There are some instruments, as Colonel Gautier's telemeter used in the French army, which depend upon combined reflectors placed normally at 15° to 45°, as in the apomecometer, art. 693, but with a tangent screw to give a small motion of displacement to one mirror which reads on a scale of calculated distances to angle from a certain base measured between two stations of observation. A very similar instrument, invented by Labez, has one reflector only at 45°. These instruments may be useful for measuring approximate distances for range in the army, but can scarcely rank as surveying instruments, the box sextant, art. 664, being in every way a superior telemeter for the purpose when a measured base can be fixed and well-known trigonometrical calculation used.

771.—The simplest and best telemeter for surveying purposes is the subtense telescope, and all good, up-to-date surveying instruments have their telescopes so fitted, but for those who do not carry an instrument with a telescope the reviser has designed a small subtense telemeter, Fig. 376, which consists of a small telescope fitted with subtense points, and mounted in a collar which has vertical and horizontal motions and a centre socket to fit a Jacob's staff. The stadia is set to read 1 in 100. The telescope has rack and pinion focussing and may be revolved in its socket so that the stadia rod may be read held either horizontally or vertically. It is packed in a leather holster case, and a four-fold 10-feet spring-pointed stadia rod is supplied with it divided into feet, tenths, and hundredths.

772.—Hand Rods, although used more generally by building surveyors, are extremely useful also to the civil engineer and land surveyor for town work among buildings and in mines. They are made 5 feet in length, less generally 10 feet. The 5-feet are made of single blades of lancewood or of two jointed to fold. The 10-feet are always jointed and made much stouter than the 5-feet. The 5-feet are generally sold in pairs.

773.—Ordinary 5-feet Rods are divided to every 3 inches, with feet only stamped with numbers, as shown Fig. 377. Where the rod is jointed the best form of folding joint is shown in the figure in section and plan. The spring S is sunk into the face of the rod at the joint on one side, and springs into a groove (housing) in the other side so as to lock the joint when it is either open or closed. The most useful dimension for the rod is 1 inch by 1/6 inch. Rods are nearly always made of lancewood, but they are preferred dyed black for neatness by many surveyors. A pair of rods is usually carried in a cowhide case. They are also often carried in the stem of a walking-stick hollowed out for the purpose. The rod or rods in this case are made much lighter, generally ½ inch by 1/8 inch for a pair of rods, or 7/16 inch by 7/32 inch for a single rod. The single rod is to be preferred in this case for its extra strength.

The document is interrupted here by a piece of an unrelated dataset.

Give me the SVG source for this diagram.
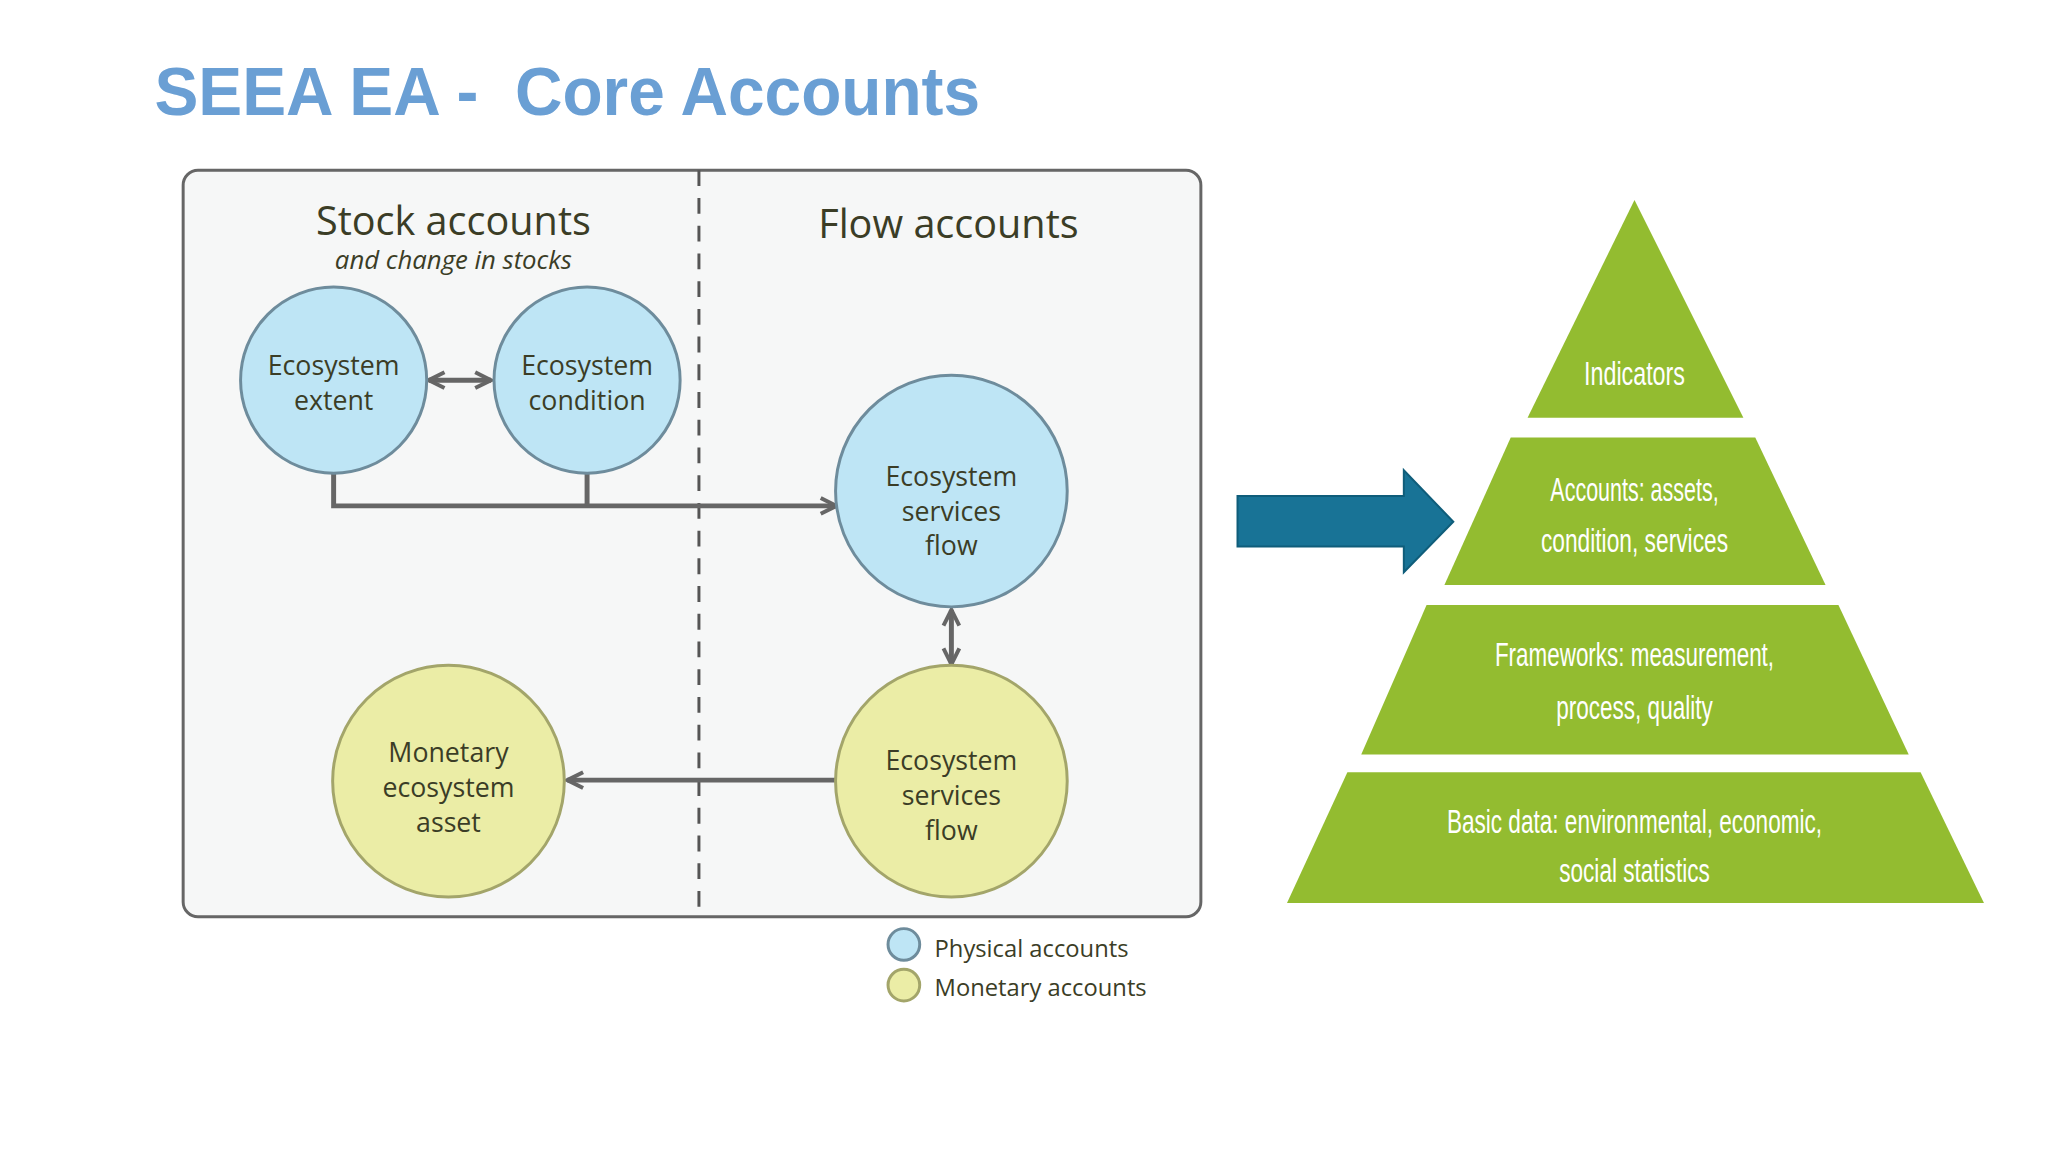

774.—Fully Divided Rods.—The author has made rods for many years divided to single inches. These measure from both ends—one end direct as Fig. 378 and the other end reversed by turning the rod over as Fig. 379. By this plan the rod gives direct measurement in feet, inches, and parts from either end, and the division is always placed outwards against the work, so that measures may be taken from either end by turning the rod over sideways, without turning it end for end.

775.—Connecting Link for Rods, which weighs only 1 oz. and may be carried loose in the pocket, is often found convenient for measuring heights, as it permits the ends of a pair of rods to be brought together, Fig. 380. By this means the arm will raise the rods about 7 feet, and with 10 feet, the height of the pair of 5-feet rods, this will make 17 feet of measurement. When the 10-feet is set against a wall, its height, if 20 or 30 feet, may be guessed very approximately by standing at a distance from it.

776.—Slip Jointed Rod.—This form is less general, but it is a very convenient form of rod. The jointing is effected by two loops which are fixed to the centre end of one part of the rod in such a manner that the other part may slide through the loops. When the rod is extended to 5 feet there is a stop which prevents further extension, and a spring to keep it at this exact position, Fig. 381. The outside of the rod is divided into feet and inches. The inside is divided so that any addition to the half rod, produced by extending it; may give the measurement from end to end of the rod at this position, thus:—The half rod being 2 feet 7 inches closed, if the loose side be drawn out 19 inches the rod from end to end will be 4 feet 2 inches, which will be indicated by the division and figuring inside the rod. This is very convenient for measuring openings such as doorways or passages.

777.—Brace-piece.—A 10-feet rod is sometimes made with a brace-piece, which folds up inside the rod. This brace-piece is jointed to fix both half rods to 90° when it is desirable to use the rod as a square.

778.—Civil Engineer's Rule is made fourfold in both boxwood and ivory, Fig. 382. The most convenient size is 1 inch wide. Some of the profession prefer them narrow for lightness—¾ inch; and some wide for strength—1¼ inches. This rule is generally well made, with German-silver joints and outside joint-plates. The divisions placed on the rule outside are inches in eighths and tenths; the inside, the ordinary architects' scales, 1/8, ¼, ½, 1, and four chain scales, 20, 30, 40, and 50. A 10 is got by halving the 20; 60, by doubling the 30. A protractor reading to 5° is divided on the head. With silver joints and in fine ivory this rule is often made a presentation instrument.